As reported in the Baltimore Sun, Harford Community College officials are voicing concerns about Maryland senate and house bills to establish a collective bargaining process for community colleges in Maryland that would authorize up to four collective bargaining units on each community college campus. MACo opposed the legislation, which threatens to increase community college expenses without providing any additional state funding. In the absence of additional state funding, the financial burden of the state’s legislation will fall to county governments, or to the students through tuition increases.
As described in MACo’s testimony, this legislation would create new costs just as the State constrains funding for community colleges,
As counties struggle to recover from a weak economy and State cutbacks, adding administrative and personnel costs only aggravates funding challenges. Even this year, the Governor’s budget plan actively restrains the State funding formula for community colleges, depleting the very resources necessary to help sustain proposals such as this.
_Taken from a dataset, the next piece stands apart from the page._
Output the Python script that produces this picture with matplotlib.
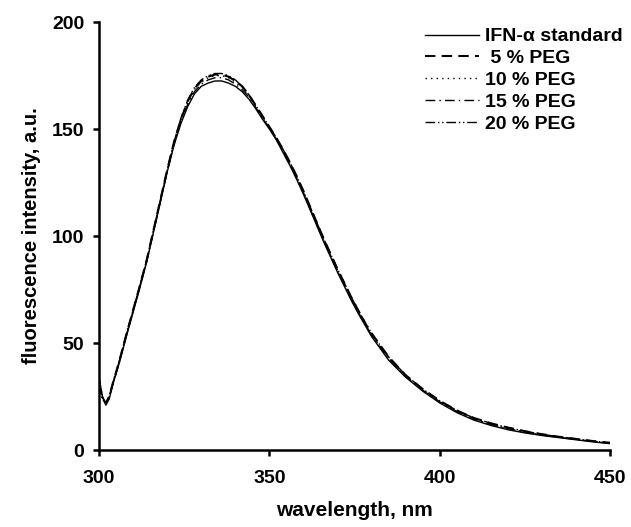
import matplotlib
matplotlib.use("Agg")
import matplotlib.pyplot as plt

# emission wavelengths (nm)
wavelength = [300, 301, 302, 303, 304, 306, 308, 310, 312, 314, 316, 318, 320,
              322, 324, 326, 328, 330, 332, 334, 336, 338, 340, 342, 344, 346,
              348, 350, 352, 354, 356, 358, 360, 362, 364, 366, 368, 370, 372,
              374, 376, 378, 380, 385, 390, 395, 400, 405, 410, 415, 420, 425,
              430, 435, 440, 445, 450]

ifn_standard = [33, 25, 21, 24, 30.5, 41, 53, 64.5, 76, 88, 102, 116, 130,
                142.5, 152.5, 160.5, 166.5, 170, 171.5, 172.5, 172.5, 171.5, 170,
                167.5, 164, 159.5, 154.5, 150, 145, 139, 133, 126.5, 119.5, 112,
                104.5, 97, 90, 83, 76.5, 70, 64, 58.5, 53, 42, 34, 27.5, 22,
                17.5, 14, 11.5, 9.5, 8, 6.8, 5.8, 4.8, 3.8, 3]
peg_5 = [31, 24, 22, 25, 31, 42, 54, 65.5, 77, 89, 103, 117, 131,
         144, 154.5, 163, 169, 172.5, 174.5, 175.5, 175.5, 174.5, 172.5,
         170, 166, 161, 156, 151, 146, 140.5, 134.5, 128, 121, 113.5,
         106, 98.5, 91.5, 84.5, 78, 71.5, 65.5, 59.5, 54.5, 43.5, 35, 28.5, 23,
         18.5, 15, 12.5, 10.5, 8.8, 7.4, 6.2, 5.2, 4.2, 3.4]
peg_10 = [30, 23, 22.5, 25.5, 31.5, 42, 54, 65, 77, 89, 102.5, 116.5, 130.5,
          143.5, 154, 162.5, 168.5, 172, 174, 175, 175, 174, 172,
          169.5, 165.5, 160.5, 155.5, 150.5, 145.5, 140, 134, 127.5, 120.5, 113,
          105.5, 98, 91, 84, 77.5, 71, 65, 59, 54, 43, 34.5, 28, 22.5,
          18, 14.5, 12, 10, 8.5, 7, 6, 5, 4, 3.2]
peg_15 = [34, 25, 21.5, 24.5, 30.5, 41.5, 53.5, 65, 76.5, 88.5, 102, 116, 130,
          143, 153.5, 161.5, 167.5, 171, 173, 174, 174, 173, 171,
          168.5, 165, 160, 155, 150.5, 145.5, 139.5, 133.5, 127, 120, 112.5,
          105, 97.5, 90.5, 83.5, 77, 70.5, 64.5, 59, 53.5, 42.5, 34.5, 28, 22.5,
          18, 14.5, 12, 10, 8.3, 7, 5.9, 5, 4, 3.2]
peg_20 = [32, 24.5, 22, 25, 31, 42, 54, 65.5, 77, 89, 103, 117, 131,
          144, 155, 163.5, 169.5, 173, 175, 176, 176, 175, 173,
          170, 166, 161, 156, 151, 146, 140.5, 134.5, 128, 121, 113.5,
          106, 98.5, 91.5, 84.5, 78, 71.5, 65.5, 60, 54.5, 43.5, 35, 28.5, 23,
          18.5, 15, 12.5, 10.5, 8.8, 7.4, 6.2, 5.2, 4.2, 3.4]

series = [
    ("IFN-\u03b1 standard", ifn_standard, "-"),
    (" 5 % PEG", peg_5, (0, (5, 3))),
    ("10 % PEG", peg_10, (0, (1, 3))),
    ("15 % PEG", peg_15, (0, (7, 3, 1, 3))),
    ("20 % PEG", peg_20, (0, (7, 2, 1, 2, 1, 2))),
]

plt.rcParams["font.family"] = ["Liberation Sans", "DejaVu Sans"]
plt.rcParams["font.weight"] = "bold"

fig = plt.figure(figsize=(6.31, 5.27), dpi=100)
ax = fig.add_axes([0.157, 0.146, 0.810, 0.812])

for label, values, style in series:
    lw = 1.5 if style == (0, (5, 3)) else 1.0
    ax.plot(wavelength, values, color="black", linestyle=style, linewidth=lw, label=label)

ax.set_xlim(300, 450)
ax.set_ylim(0, 200)
ax.set_xticks([300, 350, 400, 450])
ax.set_yticks([0, 50, 100, 150, 200])

for side in ("top", "right"):
    ax.spines[side].set_visible(False)
for side in ("left", "bottom"):
    ax.spines[side].set_linewidth(1.8)
ax.tick_params(direction="out", length=4.5, width=1.8, labelsize=14)
ax.tick_params(axis="x", pad=10)
ax.tick_params(axis="y", pad=6)
for lbl in ax.get_xticklabels() + ax.get_yticklabels():
    lbl.set_fontweight("bold")

ax.set_xlabel("wavelength, nm", fontsize=15, fontweight="bold", labelpad=10)
ax.set_ylabel("fluorescence intensity, a.u.", fontsize=14.5, fontweight="bold", labelpad=8)

leg = ax.legend(loc="upper left", bbox_to_anchor=(0.622, 1.005), frameon=False,
                handlelength=2.8, handletextpad=0.3, labelspacing=0.22,
                borderaxespad=0, prop={"size": 14, "weight": "bold"})

fig.savefig("out.png", dpi=100)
The legislation would also require community colleges that already have collective bargaining to change their current practices to match those specified in the legislation.
The Baltimore Sun reported on the potential negative financial effect of this legislation, according to the bill’s fiscal note, which is assembled by the Maryland Department of Legislative Services,
Locally, the proposed collective bargaining house bill may increase administrative expenditures during implementation. Personnel expenditures may also increase by 1 to 1.5 percent to establish collective bargaining, according to the fiscal impact note. . . Community colleges may need to hire a labor relations administrator to manage the collective bargaining process at an estimated cost of $60,000 per year, the fiscal note states. These cost may increased based on the number of disputes per year and the circumstances surrounding the disputes.
County Community College officials have stated that costs could be even higher than the estimates. As reported by the Sun,
. . . the real costs could be significantly higher, Harford Community College officials said, both in terms of dealing with unionization efforts, contract negotiations and, ultimately, potential contract disputes and employee grievances. The college officials’ letter [to Harford County legislators] mentions “unintended consequences, which could impair the mission and operation of community colleges.”